Talk to Your Fabricator About Site Conditions Early
Site limits do not have to create project problems. They create project problems when discovered late. A fabricator who understands your site constraints from the start can design around them, specify the right transport configuration, and coordinate the lifting and installation plan before anything is built. Whether the project is a single vessel or a full prefabricated system, the earlier that conversation happens, the more options remain open.
Ready to Work Through Your Site Conditions?
Site limits affect large tanks most when they surface after fabrication is underway. If you are specifying a large vessel or skid package and have not yet run a site conditions review, Red River can work through transport route constraints, foundation requirements, crane capacity, and clearance checks as part of the early design conversation. Getting site data into the fabrication scope before drawings are finalized is the difference between a vessel that installs cleanly and one that creates expensive field problems.
Request a quote or call 1-307-257-5332 to discuss what your site conditions mean for your fabrication design with Red River’s team.
Frequently Asked Questions
1. How do large-scale tanks balance peak demand?
Large-scale tanks charge during off-peak hours when chiller energy costs are lowest, then discharge stored chilled water during peak demand windows. At sufficient storage volume, the chiller plant can be taken fully offline during peak hours, flattening the facility demand curve without any reduction in cooling output.
2. Can a phased capacity approach reduce capital cost?
Yes. A phased approach designs the foundation, piping headers, and structural infrastructure for the full intended system capacity, then installs only the first vessel or vessels in Phase 1. Additional tanks are added in later phases as load grows or capital becomes available. The upfront cost of oversizing the civil and piping infrastructure is almost always less than retrofitting it later.
3. What happens if site constraints are discovered after fabrication is complete?
Options at that point are limited and expensive. Depending on the constraint, the vessel may need to be modified, re-routed through an alternative access path, or in some cases reduced in size by cutting and re-welding a completed vessel. Early site condition review exists specifically to prevent this scenario.
4. How does soil bearing capacity affect large tank installation?
Soil bearing capacity determines what foundation type is required to support the vessel’s operating weight without settlement or failure. Poor bearing capacity may require deep foundations, pile systems, or ground improvement, all of which affect cost and schedule. The vessel’s support configuration must align with the foundation design that the soil conditions make feasible.

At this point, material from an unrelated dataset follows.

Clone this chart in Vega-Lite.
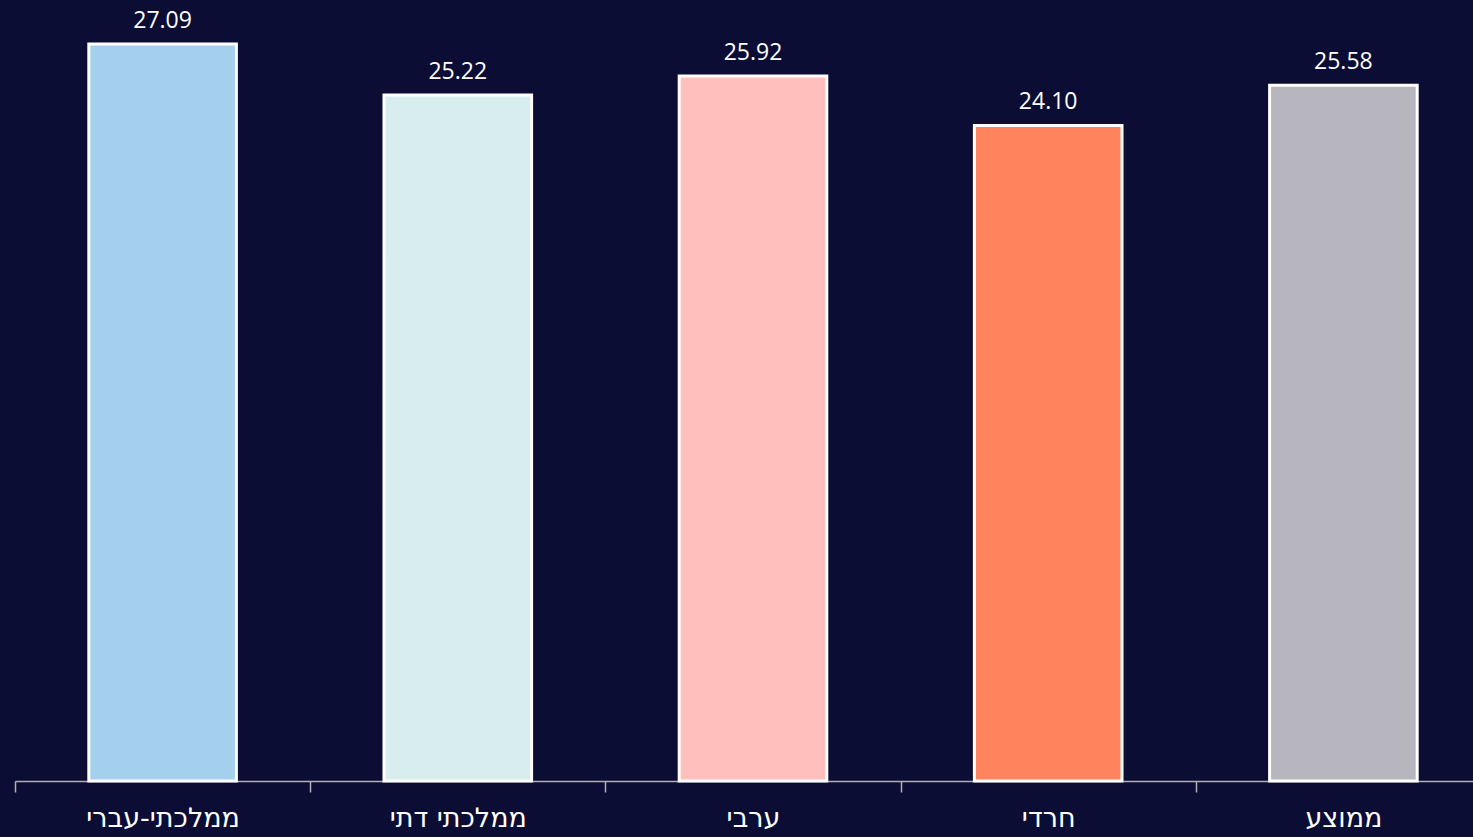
{
  "$schema": "https://vega.github.io/schema/vega-lite/v6.json",
  "autosize": {"type": "none"},
  "width": 1476,
  "height": 781,
  "padding": {"left": 15, "top": 0, "right": 0, "bottom": 56},
  "background": "#0b0d35",
  "config": {"view": {"stroke": null}, "font": "Open Sans"},
  "data": {"values": [
    {"group": "ממלכתי-עברי", "value": 27.09, "label": "27.09", "color": "#a5d0ed"},
    {"group": "ממלכתי דתי", "value": 25.22, "label": "25.22", "color": "#d8eeee"},
    {"group": "ערבי", "value": 25.92, "label": "25.92", "color": "#ffbfbc"},
    {"group": "חרדי", "value": 24.10, "label": "24.10", "color": "#ff845e"},
    {"group": "ממוצע", "value": 25.58, "label": "25.58", "color": "#b7b6be"}
  ]},
  "encoding": {
    "x": {"field": "group", "type": "nominal", "sort": null,
      "scale": {"paddingInner": 0, "paddingOuter": 0},
      "axis": {"title": null, "labelAngle": 0, "tickBand": "extent", "domainColor": "#b0b0b8", "tickColor": "#b0b0b8", "tickSize": 11, "tickWidth": 1.5, "domainWidth": 1.5, "labelColor": "#ffffff", "labelFontSize": 27, "labelPadding": 13, "labelFont": "DejaVu Sans"}},
    "y": {"field": "value", "type": "quantitative", "scale": {"domain": [0, 28.71], "nice": false}, "axis": null}
  },
  "layer": [
    {"mark": {"type": "bar", "stroke": "#ffffff", "strokeWidth": 3, "width": {"band": 0.5}},
     "encoding": {"color": {"field": "color", "type": "nominal", "scale": null}}},
    {"mark": {"type": "text", "dy": -23, "fontSize": 23, "color": "#ffffff", "font": "Open Sans"},
     "encoding": {"text": {"field": "label"}}}
  ]
}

5. Does Red River coordinate transport and installation planning?
Yes. Transport configuration, rigging plans, and installation coordination are part of the project planning conversation for large vessel and skid package projects. Red River works with clients to confirm that what is fabricated in the shop can be delivered and installed at the site without conflicts.
Key Takeaways
- Transport route dimensions and weight limits are often the first constraint that determines maximum vessel size. Confirm these before finalizing fabrication scope.
- Foundation design and vessel support configuration must align. If the foundation is already built, the vessel support points must match it exactly.
- Available lifting equipment capacity at the site sets a hard ceiling on installed vessel weight. Confirm crane ratings and rigging configurations before fabrication design is locked.
- Existing equipment, structural steel, and overhead clearances in the installation area must be checked against the vessel envelope including nozzles, insulation, and maintenance access.
- Site condition reviews should happen during the engineering and design phase, not after fabrication is complete. Modular designs and field-erected configurations are practical responses to site limits that prevent single-piece vessel installation.